It’s a love story that all starts with Spuds MacKenzie.
And this tale of puppy love — and human romance — gets a new chapter under the TV lights at the Westminster Kennel Club dog show Tuesday night. It’s the first time there for a bull terrier named Vinny with owner Grace Thomas handling him.
“I guess when you’re passionate about it, it works,” said Thomas, who’s among a minority of people showing their own dogs at Westminster who haven’t made a career of dog handling.
The gregarious Vinny was chosen Monday as best colored bull terrier (all-white ones show separately), an award he also won last year with a professional handler. He gets to try Tuesday night for top terrier, and if he succeeds, he’ll have a shot at the best in show crown.
The story goes like this: Thomas fell for bull terriers after seeing Spuds, the party animal of late-1980s Bud Light ads, but it was some time before she acquired one. When she eventually did, in 2001, the breeder pressed her to show the pup.
Thomas didn’t know what showing would entail, but she was game to try. So she watched, asked questions, learned the ropes.
“People think it’s all fun. It’s a lot of work,” said Thomas, of Napa, California. She said it takes lots of conditioning and bond-building to get a dog to sparkle in the show ring.
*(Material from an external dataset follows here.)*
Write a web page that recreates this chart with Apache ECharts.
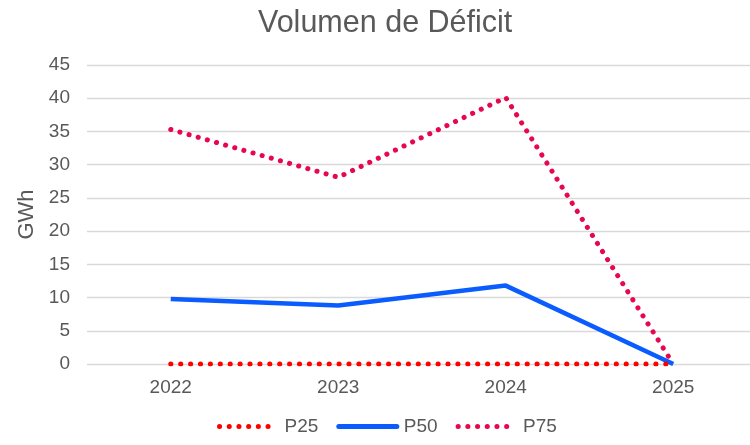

“Owner-handlers” are often overshadowed at Westminster by star professional handlers, some of whom started competing as children.
“It’s hard to have confidence when you go out there with a group of professionals, but you can do it,” Thomas says. “A lot of people feel that only professionals can win, and it’s not true. If you have a good dog, your dog’s going to win.”
For all the professionals’ polish and experience, she and some other owner-handlers feels they bring something of their own to the show ring: their dog.
“The ribbons are nice, but it’s the journey that you’re on with your dog,” Diana Gerba of Menlo Park, California, said Monday after showing her Tibetan spaniel, Marco, at Westminster. “The bond is really strong between him and me.”
Still, Thomas notes, there are other challenges — like juggling dog shows with a full-time job in human resources before her retirement last year. But her professional background helped a bit.
In H.R., she notes, “you have to learn to deal with all types of characters, and bull terriers are characters. And so are show people.”
One show person, Robert Thomas, became a particularly big part of her story.
They met in 2015 in a show ring. He was the judge.
“He fell in love with my dog,” she says.
With her dog?
Yes, “the dog came first,” she says with a laugh.
About a year after that 2015 show, the two started talking about dogs, “and it just grew from there,” Grace Thomas says. They married in 2018.
“I teased her, you know, ‘I only started dating you because I wanted your dog,’” her now-husband jokes. All kidding aside, he calls their relationship “the best thing that ever happened to me.”
Nearly three years ago, he gave her a puppy as a birthday present.
Now that pup, Vinny, just might bring the couple an early Valentine’s Day present at Madison Square Garden.